Pouco depois da reportagem, ainda em dezembro de 2012, Tonho e Cacau decidiram ingressar na Justiça. O processo pedia R$ 500 mil de indenização por danos morais e uso indevido de imagem, tendo como réus Milton Nascimento, Lô Borges, Ronaldo Bastos, a gravadora EMI (hoje parte da Universal Music) e a editora Abril.

O caso se arrastou por anos até que, em 24 de outubro de 2024, o juiz Marcus Vinicius Miranda Gonçalves da Silva de Mattos, da 1ª Vara Cível de Nova Friburgo (RJ), decidiu que o processo estava prescrito.

Na sentença, o magistrado afirmou que houve, à época do lançamento, “notória divulgação universal da obra artística”, o que, segundo a Justiça, encerra o prazo para qualquer questionamento judicial. Além de negar a indenização, a decisão determinou que os autores da ação arcassem com as despesas de honorários advocatícios.

A defesa de Tonho e Cacau, conduzida por José Carlos Alves, anunciou que vai recorrer. Segundo o advogado, não houve prescrição, pois a imagem “continua sendo utilizada sem autorização em diversas plataformas, inclusive em serviços de streaming”.

“O prazo prescricional se reinicia a cada nova publicação ou reedição.
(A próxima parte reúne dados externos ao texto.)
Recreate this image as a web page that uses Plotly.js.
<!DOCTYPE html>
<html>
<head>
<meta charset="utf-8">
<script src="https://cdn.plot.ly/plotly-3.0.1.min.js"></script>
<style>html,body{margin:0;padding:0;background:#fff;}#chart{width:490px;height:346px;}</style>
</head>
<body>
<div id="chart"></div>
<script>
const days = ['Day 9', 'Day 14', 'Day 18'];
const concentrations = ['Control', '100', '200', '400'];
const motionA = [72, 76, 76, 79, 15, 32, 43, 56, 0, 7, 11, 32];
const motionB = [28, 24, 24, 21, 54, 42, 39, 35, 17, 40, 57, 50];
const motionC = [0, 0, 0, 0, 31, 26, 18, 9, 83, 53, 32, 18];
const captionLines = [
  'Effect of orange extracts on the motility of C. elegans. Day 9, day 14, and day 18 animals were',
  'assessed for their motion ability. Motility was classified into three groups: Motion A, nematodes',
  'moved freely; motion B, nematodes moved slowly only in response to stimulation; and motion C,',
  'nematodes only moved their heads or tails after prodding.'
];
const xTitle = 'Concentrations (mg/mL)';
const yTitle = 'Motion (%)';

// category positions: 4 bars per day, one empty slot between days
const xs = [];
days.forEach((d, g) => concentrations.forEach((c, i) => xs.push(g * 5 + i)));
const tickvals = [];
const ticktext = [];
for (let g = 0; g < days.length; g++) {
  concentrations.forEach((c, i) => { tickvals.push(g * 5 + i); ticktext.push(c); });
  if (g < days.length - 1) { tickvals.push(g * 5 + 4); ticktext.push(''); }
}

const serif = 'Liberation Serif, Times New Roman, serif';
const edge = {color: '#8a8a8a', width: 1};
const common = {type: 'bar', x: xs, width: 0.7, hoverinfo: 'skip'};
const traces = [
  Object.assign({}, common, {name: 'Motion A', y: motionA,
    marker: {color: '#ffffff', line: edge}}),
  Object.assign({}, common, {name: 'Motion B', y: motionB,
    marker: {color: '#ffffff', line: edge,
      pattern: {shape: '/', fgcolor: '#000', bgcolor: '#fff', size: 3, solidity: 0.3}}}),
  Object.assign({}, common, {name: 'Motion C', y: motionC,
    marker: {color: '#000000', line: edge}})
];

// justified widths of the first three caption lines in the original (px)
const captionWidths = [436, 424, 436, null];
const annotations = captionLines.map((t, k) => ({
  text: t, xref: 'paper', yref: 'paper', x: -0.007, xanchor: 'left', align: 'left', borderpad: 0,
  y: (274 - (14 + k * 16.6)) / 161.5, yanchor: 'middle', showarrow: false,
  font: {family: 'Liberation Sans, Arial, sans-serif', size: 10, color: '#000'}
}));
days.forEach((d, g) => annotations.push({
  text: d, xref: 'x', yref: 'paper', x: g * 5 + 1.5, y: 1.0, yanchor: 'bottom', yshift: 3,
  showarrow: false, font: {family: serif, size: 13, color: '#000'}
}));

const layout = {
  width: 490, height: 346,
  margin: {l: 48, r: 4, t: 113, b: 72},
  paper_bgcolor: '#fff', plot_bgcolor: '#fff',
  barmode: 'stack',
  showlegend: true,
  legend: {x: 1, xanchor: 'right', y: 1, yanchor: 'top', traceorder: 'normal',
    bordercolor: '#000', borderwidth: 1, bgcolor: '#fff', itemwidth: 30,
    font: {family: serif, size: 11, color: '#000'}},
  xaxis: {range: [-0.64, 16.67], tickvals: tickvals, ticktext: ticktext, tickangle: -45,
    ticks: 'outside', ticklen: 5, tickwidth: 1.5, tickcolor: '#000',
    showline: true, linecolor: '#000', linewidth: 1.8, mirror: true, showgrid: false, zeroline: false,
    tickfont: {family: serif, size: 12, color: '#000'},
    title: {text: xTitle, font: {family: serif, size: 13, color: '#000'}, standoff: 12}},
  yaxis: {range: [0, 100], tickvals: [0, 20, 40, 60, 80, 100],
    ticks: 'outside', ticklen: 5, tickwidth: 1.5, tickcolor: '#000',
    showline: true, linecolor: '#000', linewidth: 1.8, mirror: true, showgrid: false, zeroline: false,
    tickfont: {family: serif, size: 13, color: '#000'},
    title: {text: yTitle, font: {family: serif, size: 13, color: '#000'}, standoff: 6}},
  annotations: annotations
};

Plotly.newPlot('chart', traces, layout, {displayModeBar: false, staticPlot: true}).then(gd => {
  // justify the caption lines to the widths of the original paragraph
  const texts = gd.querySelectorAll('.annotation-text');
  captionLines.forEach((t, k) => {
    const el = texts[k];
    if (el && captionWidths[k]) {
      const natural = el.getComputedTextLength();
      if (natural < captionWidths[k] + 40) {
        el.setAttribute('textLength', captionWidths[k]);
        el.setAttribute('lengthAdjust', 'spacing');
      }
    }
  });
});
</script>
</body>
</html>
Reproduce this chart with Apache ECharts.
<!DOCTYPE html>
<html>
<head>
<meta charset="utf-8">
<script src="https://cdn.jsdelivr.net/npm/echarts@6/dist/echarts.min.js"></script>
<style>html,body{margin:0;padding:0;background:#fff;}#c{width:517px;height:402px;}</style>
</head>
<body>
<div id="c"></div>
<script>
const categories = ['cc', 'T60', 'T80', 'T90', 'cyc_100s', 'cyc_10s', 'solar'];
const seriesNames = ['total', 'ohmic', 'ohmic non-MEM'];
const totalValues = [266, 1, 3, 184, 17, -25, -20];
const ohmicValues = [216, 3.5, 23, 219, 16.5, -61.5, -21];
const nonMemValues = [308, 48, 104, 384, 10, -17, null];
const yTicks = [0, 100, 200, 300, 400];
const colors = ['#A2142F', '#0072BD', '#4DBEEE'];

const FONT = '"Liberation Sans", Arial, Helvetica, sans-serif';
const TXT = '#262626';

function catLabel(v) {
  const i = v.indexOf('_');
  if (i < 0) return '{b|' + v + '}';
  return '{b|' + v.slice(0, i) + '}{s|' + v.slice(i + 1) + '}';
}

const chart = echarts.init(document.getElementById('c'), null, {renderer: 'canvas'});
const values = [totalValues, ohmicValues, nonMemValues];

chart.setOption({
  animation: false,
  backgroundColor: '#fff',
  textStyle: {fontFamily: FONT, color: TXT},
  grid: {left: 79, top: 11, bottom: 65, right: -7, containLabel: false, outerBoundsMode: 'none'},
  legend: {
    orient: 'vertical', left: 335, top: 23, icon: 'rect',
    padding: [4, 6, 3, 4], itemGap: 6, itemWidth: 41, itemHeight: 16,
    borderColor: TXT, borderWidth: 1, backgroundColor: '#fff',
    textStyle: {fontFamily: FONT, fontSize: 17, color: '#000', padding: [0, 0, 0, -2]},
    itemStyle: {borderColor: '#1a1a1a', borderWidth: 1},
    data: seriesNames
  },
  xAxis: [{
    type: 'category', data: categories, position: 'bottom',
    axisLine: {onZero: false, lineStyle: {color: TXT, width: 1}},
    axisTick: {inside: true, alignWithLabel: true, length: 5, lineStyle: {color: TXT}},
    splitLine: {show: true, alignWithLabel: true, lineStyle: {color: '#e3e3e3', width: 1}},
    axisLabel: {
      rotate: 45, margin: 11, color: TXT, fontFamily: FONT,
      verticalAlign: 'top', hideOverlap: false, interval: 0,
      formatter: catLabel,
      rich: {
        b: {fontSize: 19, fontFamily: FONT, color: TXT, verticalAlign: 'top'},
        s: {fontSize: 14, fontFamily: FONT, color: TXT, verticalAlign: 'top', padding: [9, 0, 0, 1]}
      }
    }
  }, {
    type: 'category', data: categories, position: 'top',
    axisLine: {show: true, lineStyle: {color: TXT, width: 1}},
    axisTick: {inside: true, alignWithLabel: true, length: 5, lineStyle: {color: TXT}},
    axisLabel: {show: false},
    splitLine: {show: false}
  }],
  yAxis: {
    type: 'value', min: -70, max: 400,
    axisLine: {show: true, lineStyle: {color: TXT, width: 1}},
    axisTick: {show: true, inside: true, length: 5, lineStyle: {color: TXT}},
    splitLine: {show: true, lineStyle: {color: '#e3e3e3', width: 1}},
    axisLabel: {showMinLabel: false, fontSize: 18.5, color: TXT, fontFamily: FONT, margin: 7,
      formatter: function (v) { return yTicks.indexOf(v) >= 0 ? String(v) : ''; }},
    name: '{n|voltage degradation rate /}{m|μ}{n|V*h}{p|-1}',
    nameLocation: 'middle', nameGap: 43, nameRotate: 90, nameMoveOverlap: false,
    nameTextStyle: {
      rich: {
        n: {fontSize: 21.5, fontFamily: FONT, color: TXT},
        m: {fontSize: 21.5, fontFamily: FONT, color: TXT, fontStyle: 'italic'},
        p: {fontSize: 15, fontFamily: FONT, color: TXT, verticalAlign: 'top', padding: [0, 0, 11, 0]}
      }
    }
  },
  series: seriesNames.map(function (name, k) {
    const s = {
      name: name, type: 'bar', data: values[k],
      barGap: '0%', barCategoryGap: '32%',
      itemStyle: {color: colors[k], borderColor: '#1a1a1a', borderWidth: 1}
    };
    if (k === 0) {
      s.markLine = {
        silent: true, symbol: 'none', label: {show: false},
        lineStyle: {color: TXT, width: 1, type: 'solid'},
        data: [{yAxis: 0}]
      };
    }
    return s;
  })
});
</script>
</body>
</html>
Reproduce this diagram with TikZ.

A violação ocorre toda vez que a capa é exposta sem consentimento”, argumenta a defesa.

A existência do processo só se tornou pública em 2020, quando foi revelada pela Folha de S.Paulo. Hoje, mais de 50 anos após o registro da foto, a imagem dos dois meninos — Tonho e Cacau — permanece como símbolo de uma geração e de um movimento que transformou a música brasileira.

Mas, para os garotos da serra fluminense, agora homens maduros, o retrato espontâneo tirado em 1971 ainda ecoa — entre lembranças, reconhecimento tardio e a busca por reparação.